_THE REQUEST:_ Going through the material below, please gather all lines with the word "this" in them.

(Records with drawing code)
»»

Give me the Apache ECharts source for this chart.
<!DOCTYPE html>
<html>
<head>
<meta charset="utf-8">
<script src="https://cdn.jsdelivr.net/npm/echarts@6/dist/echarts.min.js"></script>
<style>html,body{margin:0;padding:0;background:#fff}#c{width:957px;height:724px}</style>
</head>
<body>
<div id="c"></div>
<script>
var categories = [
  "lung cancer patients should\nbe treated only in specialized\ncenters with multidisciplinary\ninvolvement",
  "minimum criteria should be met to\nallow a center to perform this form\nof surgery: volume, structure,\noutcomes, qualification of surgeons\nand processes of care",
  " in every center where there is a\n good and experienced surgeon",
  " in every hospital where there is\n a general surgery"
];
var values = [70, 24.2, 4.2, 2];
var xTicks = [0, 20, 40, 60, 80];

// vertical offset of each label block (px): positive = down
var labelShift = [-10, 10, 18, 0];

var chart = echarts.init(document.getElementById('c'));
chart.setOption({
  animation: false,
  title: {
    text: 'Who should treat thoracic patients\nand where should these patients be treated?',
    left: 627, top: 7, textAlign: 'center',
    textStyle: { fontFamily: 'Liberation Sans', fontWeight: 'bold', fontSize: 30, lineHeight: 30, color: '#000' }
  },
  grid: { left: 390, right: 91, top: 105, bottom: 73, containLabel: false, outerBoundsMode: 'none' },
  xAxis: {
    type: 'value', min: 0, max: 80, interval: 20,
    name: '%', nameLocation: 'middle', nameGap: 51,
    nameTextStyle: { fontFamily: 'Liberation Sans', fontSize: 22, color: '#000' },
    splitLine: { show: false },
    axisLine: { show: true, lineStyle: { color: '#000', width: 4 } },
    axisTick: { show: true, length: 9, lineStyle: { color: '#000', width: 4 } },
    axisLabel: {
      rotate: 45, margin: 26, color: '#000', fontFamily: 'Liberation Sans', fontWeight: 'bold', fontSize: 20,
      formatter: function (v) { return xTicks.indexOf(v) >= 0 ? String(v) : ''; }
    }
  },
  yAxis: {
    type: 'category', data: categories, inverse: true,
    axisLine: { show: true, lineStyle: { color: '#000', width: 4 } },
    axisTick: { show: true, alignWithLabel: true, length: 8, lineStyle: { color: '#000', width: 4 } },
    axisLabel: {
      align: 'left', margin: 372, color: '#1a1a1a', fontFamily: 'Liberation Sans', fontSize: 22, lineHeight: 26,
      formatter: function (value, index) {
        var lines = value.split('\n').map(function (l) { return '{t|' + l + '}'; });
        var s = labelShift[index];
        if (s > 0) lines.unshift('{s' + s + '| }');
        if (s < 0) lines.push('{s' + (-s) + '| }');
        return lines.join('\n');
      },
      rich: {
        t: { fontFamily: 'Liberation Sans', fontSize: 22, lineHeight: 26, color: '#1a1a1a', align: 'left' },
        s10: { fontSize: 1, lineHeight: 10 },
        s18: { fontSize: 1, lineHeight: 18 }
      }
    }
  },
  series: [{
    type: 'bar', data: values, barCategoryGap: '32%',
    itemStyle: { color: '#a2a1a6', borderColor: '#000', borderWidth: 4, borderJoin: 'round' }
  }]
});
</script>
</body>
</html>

««
»»

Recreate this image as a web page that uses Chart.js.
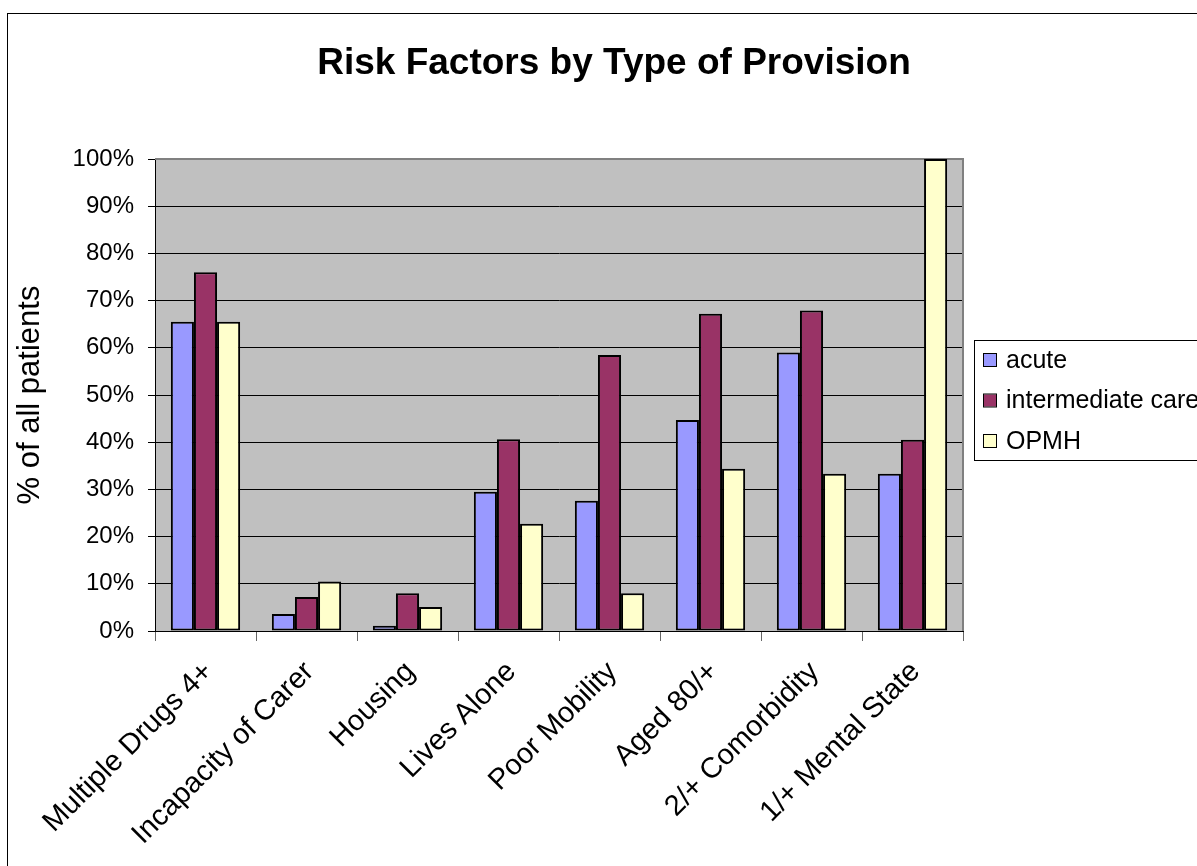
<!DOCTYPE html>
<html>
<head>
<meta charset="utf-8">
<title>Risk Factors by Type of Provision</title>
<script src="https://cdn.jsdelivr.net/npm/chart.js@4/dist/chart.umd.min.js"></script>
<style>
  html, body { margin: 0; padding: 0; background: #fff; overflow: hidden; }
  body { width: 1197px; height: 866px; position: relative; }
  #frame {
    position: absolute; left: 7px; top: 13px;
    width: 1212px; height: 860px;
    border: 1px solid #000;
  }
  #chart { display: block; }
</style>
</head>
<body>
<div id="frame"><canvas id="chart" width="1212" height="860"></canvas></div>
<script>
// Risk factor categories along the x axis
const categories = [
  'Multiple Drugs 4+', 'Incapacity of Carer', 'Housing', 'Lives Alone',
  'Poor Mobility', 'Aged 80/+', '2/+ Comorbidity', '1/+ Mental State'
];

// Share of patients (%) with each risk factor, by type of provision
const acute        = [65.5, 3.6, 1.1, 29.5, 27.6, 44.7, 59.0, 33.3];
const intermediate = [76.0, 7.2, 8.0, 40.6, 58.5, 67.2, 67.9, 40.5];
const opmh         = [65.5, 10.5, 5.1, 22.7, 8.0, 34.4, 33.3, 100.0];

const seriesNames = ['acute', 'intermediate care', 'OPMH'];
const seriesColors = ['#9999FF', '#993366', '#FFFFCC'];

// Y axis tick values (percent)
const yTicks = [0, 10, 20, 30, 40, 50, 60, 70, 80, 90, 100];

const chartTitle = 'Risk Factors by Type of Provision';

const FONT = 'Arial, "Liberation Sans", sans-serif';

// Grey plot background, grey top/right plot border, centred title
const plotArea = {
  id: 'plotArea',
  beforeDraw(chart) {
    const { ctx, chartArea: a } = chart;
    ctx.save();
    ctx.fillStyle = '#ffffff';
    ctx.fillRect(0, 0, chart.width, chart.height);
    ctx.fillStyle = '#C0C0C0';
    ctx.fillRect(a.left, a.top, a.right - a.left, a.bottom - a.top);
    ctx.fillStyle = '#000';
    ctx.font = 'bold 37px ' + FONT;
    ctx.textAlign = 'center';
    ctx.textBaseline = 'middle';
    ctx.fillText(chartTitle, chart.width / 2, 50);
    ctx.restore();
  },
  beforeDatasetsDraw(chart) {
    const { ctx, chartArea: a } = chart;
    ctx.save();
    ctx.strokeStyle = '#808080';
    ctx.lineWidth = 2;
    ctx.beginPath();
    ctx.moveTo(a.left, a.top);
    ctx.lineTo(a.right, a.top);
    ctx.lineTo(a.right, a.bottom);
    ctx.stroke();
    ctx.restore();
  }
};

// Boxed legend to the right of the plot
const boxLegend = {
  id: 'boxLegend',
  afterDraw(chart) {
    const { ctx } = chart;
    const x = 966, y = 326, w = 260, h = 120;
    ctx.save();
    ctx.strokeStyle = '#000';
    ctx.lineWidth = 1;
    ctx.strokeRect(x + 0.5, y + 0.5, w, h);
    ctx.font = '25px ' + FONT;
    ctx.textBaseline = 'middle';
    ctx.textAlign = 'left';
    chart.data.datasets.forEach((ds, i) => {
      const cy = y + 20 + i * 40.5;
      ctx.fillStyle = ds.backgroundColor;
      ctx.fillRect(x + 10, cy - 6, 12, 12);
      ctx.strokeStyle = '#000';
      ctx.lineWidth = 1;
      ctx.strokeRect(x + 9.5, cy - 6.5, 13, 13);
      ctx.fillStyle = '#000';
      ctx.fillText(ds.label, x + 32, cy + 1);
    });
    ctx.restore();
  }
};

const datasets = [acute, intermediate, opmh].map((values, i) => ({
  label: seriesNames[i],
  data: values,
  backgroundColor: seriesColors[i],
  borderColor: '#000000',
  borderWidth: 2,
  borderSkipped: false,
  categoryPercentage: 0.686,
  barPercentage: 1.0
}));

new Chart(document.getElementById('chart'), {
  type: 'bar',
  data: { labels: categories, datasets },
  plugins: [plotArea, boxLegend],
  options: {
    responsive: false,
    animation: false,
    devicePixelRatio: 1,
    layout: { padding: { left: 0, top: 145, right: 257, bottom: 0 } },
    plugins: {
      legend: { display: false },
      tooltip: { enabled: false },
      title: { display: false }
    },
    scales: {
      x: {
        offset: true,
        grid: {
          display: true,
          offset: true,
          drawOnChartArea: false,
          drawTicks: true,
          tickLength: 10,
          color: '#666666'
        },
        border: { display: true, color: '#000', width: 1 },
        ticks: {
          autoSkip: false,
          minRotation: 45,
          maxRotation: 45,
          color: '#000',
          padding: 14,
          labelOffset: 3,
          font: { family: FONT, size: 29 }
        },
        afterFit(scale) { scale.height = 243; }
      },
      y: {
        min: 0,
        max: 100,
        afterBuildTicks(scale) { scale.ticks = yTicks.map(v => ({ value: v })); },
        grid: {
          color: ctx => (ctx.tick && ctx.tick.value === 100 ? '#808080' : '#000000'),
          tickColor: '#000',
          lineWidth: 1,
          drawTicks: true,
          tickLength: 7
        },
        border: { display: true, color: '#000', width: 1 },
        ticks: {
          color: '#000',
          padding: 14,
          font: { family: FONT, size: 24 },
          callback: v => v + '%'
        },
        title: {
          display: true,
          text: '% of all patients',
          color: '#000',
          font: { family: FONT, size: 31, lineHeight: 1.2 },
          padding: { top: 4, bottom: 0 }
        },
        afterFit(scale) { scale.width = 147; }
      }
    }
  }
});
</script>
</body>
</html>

««

_FINISHED TASK:_
Give me the Apache ECharts source for this chart.
  "minimum criteria should be met to\nallow a center to perform this form\nof surgery: volume, structure,\noutcomes, qualification of surgeons\nand processes of care",
Recreate this image as a web page that uses Chart.js.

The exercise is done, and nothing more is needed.